◆ **EXERCISE PROMPT**
Each line from the start of the data below through the one containing "import * as" must be reproduced exactly.
----
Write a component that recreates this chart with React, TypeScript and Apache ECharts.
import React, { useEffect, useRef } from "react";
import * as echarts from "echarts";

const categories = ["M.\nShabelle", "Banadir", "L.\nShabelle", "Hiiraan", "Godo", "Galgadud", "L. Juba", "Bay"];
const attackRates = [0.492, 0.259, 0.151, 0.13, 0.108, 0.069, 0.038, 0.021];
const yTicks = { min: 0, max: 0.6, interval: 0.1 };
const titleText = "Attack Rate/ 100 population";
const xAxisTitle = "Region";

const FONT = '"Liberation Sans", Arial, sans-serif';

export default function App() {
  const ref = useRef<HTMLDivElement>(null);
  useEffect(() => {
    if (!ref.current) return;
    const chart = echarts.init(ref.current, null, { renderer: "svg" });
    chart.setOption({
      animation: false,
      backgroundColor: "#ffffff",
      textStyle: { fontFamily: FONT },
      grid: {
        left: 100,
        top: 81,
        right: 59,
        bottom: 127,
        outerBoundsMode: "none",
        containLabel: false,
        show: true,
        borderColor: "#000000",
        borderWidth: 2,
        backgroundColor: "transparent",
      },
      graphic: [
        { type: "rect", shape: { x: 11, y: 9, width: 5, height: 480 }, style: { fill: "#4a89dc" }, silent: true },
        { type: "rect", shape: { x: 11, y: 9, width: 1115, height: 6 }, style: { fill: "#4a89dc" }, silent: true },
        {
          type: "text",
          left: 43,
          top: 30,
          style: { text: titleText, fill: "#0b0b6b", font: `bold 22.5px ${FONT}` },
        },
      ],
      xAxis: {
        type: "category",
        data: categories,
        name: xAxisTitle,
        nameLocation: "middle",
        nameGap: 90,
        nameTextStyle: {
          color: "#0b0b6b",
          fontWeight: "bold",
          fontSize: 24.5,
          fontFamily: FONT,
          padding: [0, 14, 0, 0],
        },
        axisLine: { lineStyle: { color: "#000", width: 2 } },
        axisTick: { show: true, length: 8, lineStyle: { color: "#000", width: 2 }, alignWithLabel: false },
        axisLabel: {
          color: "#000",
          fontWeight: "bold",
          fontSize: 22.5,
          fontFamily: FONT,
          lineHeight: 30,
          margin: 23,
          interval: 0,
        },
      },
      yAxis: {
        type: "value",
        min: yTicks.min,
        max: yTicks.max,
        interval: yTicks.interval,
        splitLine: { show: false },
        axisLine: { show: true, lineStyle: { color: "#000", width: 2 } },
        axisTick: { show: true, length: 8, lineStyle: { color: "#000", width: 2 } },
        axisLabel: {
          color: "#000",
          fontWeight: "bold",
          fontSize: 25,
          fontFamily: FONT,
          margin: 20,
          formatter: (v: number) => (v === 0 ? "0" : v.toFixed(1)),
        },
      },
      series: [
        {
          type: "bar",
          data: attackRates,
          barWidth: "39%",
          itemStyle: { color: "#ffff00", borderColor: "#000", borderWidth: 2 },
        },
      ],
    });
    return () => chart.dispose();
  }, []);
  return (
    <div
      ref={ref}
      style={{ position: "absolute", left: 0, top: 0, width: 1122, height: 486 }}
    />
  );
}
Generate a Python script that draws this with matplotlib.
----
◆ **TASK RESPONSE**
Write a component that recreates this chart with React, TypeScript and Apache ECharts.
import React, { useEffect, useRef } from "react";
import * as echarts from "echarts";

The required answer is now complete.